▶ _Data excerpt_:

============

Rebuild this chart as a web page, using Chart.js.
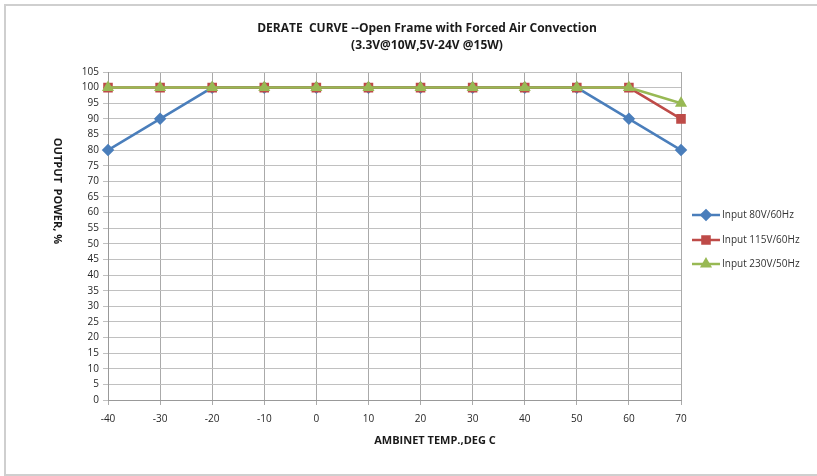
<!DOCTYPE html>
<html>
<head>
<meta charset="utf-8">
<script src="https://cdn.jsdelivr.net/npm/chart.js@4.4.0/dist/chart.umd.min.js"></script>
<style>
html,body{margin:0;padding:0;background:#fff;overflow:hidden;width:817px;height:476px;}
#frame{position:absolute;left:4px;top:4px;width:830px;height:468px;border:2px solid #cfcfcf;border-right:none;}
#wrap{position:absolute;left:0;top:0;width:817px;height:476px;}
</style>
</head>
<body>
<div id="frame"></div>
<div id="wrap"><canvas id="c" width="817" height="476"></canvas></div>
<script>
const categories = ['-40','-30','-20','-10','0','10','20','30','40','50','60','70'];
const input80 = [80,90,100,100,100,100,100,100,100,100,90,80];
const input115 = [100,100,100,100,100,100,100,100,100,100,100,90];
const input230 = [100,100,100,100,100,100,100,100,100,100,100,95];
const seriesNames = ['Input 80V/60Hz','Input 115V/60Hz','Input 230V/50Hz'];
const titleLines = ['DERATE  CURVE --Open Frame with Forced Air Convection','(3.3V@10W,5V-24V @15W)'];
const xTitle = 'AMBINET TEMP.,DEG C';
const yTitle = 'OUTPUT  POWER, %';

const FONT = '"Open Sans", "Liberation Sans", sans-serif';

const deco = {
  id: 'deco',
  afterDraw(chart) {
    const ctx = chart.ctx;
    ctx.save();
    ctx.fillStyle = '#1a1a1a';
    ctx.textAlign = 'center';
    ctx.textBaseline = 'middle';
    ctx.font = 'bold 12px ' + FONT;
    ctx.fillText(titleLines[0], 427, 29);
    ctx.fillText(titleLines[1], 427, 46);
    ctx.font = 'bold 11px ' + FONT;
    ctx.fillText(xTitle, 435, 441);
    ctx.save();
    ctx.translate(57, 191);
    ctx.rotate(Math.PI / 2);
    ctx.fillText(yTitle, 0, 0);
    ctx.restore();
    // legend
    const ys = [215, 240, 264];
    chart.data.datasets.forEach((ds, i) => {
      const y = ys[i];
      ctx.strokeStyle = ds.borderColor;
      ctx.lineWidth = 2.5;
      ctx.beginPath();
      ctx.moveTo(692, y);
      ctx.lineTo(720, y);
      ctx.stroke();
      ctx.fillStyle = ds.pointBackgroundColor;
      ctx.strokeStyle = ds.pointBorderColor;
      Chart.helpers.drawPoint(ctx, {pointStyle: ds.pointStyle, radius: ds.pointRadius, rotation: 0, borderWidth: 1}, 706, y);
      ctx.fillStyle = '#333';
      ctx.textAlign = 'left';
      ctx.font = '10px ' + FONT;
      ctx.fillText(ds.label, 722, y + 0.5);
    });
    ctx.restore();
  }
};

new Chart(document.getElementById('c'), {
  type: 'line',
  data: {
    labels: categories,
    datasets: [
      {label: seriesNames[0], order: 2, data: input80, borderColor: '#4A7EBB', backgroundColor: '#4A7EBB', pointBackgroundColor: '#4A7EBB', pointBorderColor: '#4A7EBB', pointStyle: 'rectRot', pointRadius: 4.5, borderWidth: 2.5, tension: 0},
      {label: seriesNames[1], order: 1, data: input115, borderColor: '#BE4B48', backgroundColor: '#BE4B48', pointBackgroundColor: '#BE4B48', pointBorderColor: '#BE4B48', pointStyle: 'rect', pointRadius: 5, borderWidth: 2.5, tension: 0},
      {label: seriesNames[2], order: 0, data: input230, borderColor: '#98B954', backgroundColor: '#98B954', pointBackgroundColor: '#98B954', pointBorderColor: '#98B954', pointStyle: 'triangle', pointRadius: 4.5, borderWidth: 2.5, tension: 0}
    ]
  },
  options: {
    responsive: false,
    animation: false,
    layout: {padding: {left: 0, right: 136, top: 72, bottom: 0}},
    plugins: {legend: {display: false}, title: {display: false}, tooltip: {enabled: false}},
    scales: {
      x: {
        offset: false,
        grid: {color: '#aaaaaa', lineWidth: 1, tickLength: 5, drawOnChartArea: true},
        border: {color: '#999999', width: 1},
        ticks: {color: '#262626', font: {family: FONT, size: 10}, padding: 8, maxRotation: 0, autoSkip: false},
        afterFit(s) { s.height = 76; }
      },
      y: {
        min: 0, max: 105,
        grid: {color: '#c0c0c0', lineWidth: 1, tickLength: 5},
        border: {color: '#999999', width: 1},
        ticks: {stepSize: 5, color: '#262626', font: {family: FONT, size: 10}, padding: 4},
        afterFit(s) { s.width = 108; }
      }
    }
  },
  plugins: [deco]
});
</script>
</body>
</html>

============

▶ _Directions_:
Reproduce the material above in full and without alteration, but skip all pictures.

▶ _Finished task_:
Rebuild this chart as a web page, using Chart.js.
<!DOCTYPE html>
<html>
<head>
<meta charset="utf-8">
<script src="https://cdn.jsdelivr.net/npm/chart.js@4.4.0/dist/chart.umd.min.js"></script>
<style>
html,body{margin:0;padding:0;background:#fff;overflow:hidden;width:817px;height:476px;}
#frame{position:absolute;left:4px;top:4px;width:830px;height:468px;border:2px solid #cfcfcf;border-right:none;}
#wrap{position:absolute;left:0;top:0;width:817px;height:476px;}
</style>
</head>
<body>
<div id="frame"></div>
<div id="wrap"><canvas id="c" width="817" height="476"></canvas></div>
<script>
const categories = ['-40','-30','-20','-10','0','10','20','30','40','50','60','70'];
const input80 = [80,90,100,100,100,100,100,100,100,100,90,80];
const input115 = [100,100,100,100,100,100,100,100,100,100,100,90];
const input230 = [100,100,100,100,100,100,100,100,100,100,100,95];
const seriesNames = ['Input 80V/60Hz','Input 115V/60Hz','Input 230V/50Hz'];
const titleLines = ['DERATE  CURVE --Open Frame with Forced Air Convection','(3.3V@10W,5V-24V @15W)'];
const xTitle = 'AMBINET TEMP.,DEG C';
const yTitle = 'OUTPUT  POWER, %';

const FONT = '"Open Sans", "Liberation Sans", sans-serif';

const deco = {
  id: 'deco',
  afterDraw(chart) {
    const ctx = chart.ctx;
    ctx.save();
    ctx.fillStyle = '#1a1a1a';
    ctx.textAlign = 'center';
    ctx.textBaseline = 'middle';
    ctx.font = 'bold 12px ' + FONT;
    ctx.fillText(titleLines[0], 427, 29);
    ctx.fillText(titleLines[1], 427, 46);
    ctx.font = 'bold 11px ' + FONT;
    ctx.fillText(xTitle, 435, 441);
    ctx.save();
    ctx.translate(57, 191);
    ctx.rotate(Math.PI / 2);
    ctx.fillText(yTitle, 0, 0);
    ctx.restore();
    // legend
    const ys = [215, 240, 264];
    chart.data.datasets.forEach((ds, i) => {
      const y = ys[i];
      ctx.strokeStyle = ds.borderColor;
      ctx.lineWidth = 2.5;
      ctx.beginPath();
      ctx.moveTo(692, y);
      ctx.lineTo(720, y);
      ctx.stroke();
      ctx.fillStyle = ds.pointBackgroundColor;
      ctx.strokeStyle = ds.pointBorderColor;
      Chart.helpers.drawPoint(ctx, {pointStyle: ds.pointStyle, radius: ds.pointRadius, rotation: 0, borderWidth: 1}, 706, y);
      ctx.fillStyle = '#333';
      ctx.textAlign = 'left';
      ctx.font = '10px ' + FONT;
      ctx.fillText(ds.label, 722, y + 0.5);
    });
    ctx.restore();
  }
};

new Chart(document.getElementById('c'), {
  type: 'line',
  data: {
    labels: categories,
    datasets: [
      {label: seriesNames[0], order: 2, data: input80, borderColor: '#4A7EBB', backgroundColor: '#4A7EBB', pointBackgroundColor: '#4A7EBB', pointBorderColor: '#4A7EBB', pointStyle: 'rectRot', pointRadius: 4.5, borderWidth: 2.5, tension: 0},
      {label: seriesNames[1], order: 1, data: input115, borderColor: '#BE4B48', backgroundColor: '#BE4B48', pointBackgroundColor: '#BE4B48', pointBorderColor: '#BE4B48', pointStyle: 'rect', pointRadius: 5, borderWidth: 2.5, tension: 0},
      {label: seriesNames[2], order: 0, data: input230, borderColor: '#98B954', backgroundColor: '#98B954', pointBackgroundColor: '#98B954', pointBorderColor: '#98B954', pointStyle: 'triangle', pointRadius: 4.5, borderWidth: 2.5, tension: 0}
    ]
  },
  options: {
    responsive: false,
    animation: false,
    layout: {padding: {left: 0, right: 136, top: 72, bottom: 0}},
    plugins: {legend: {display: false}, title: {display: false}, tooltip: {enabled: false}},
    scales: {
      x: {
        offset: false,
        grid: {color: '#aaaaaa', lineWidth: 1, tickLength: 5, drawOnChartArea: true},
        border: {color: '#999999', width: 1},
        ticks: {color: '#262626', font: {family: FONT, size: 10}, padding: 8, maxRotation: 0, autoSkip: false},
        afterFit(s) { s.height = 76; }
      },
      y: {
        min: 0, max: 105,
        grid: {color: '#c0c0c0', lineWidth: 1, tickLength: 5},
        border: {color: '#999999', width: 1},
        ticks: {stepSize: 5, color: '#262626', font: {family: FONT, size: 10}, padding: 4},
        afterFit(s) { s.width = 108; }
      }
    }
  },
  plugins: [deco]
});
</script>
</body>
</html>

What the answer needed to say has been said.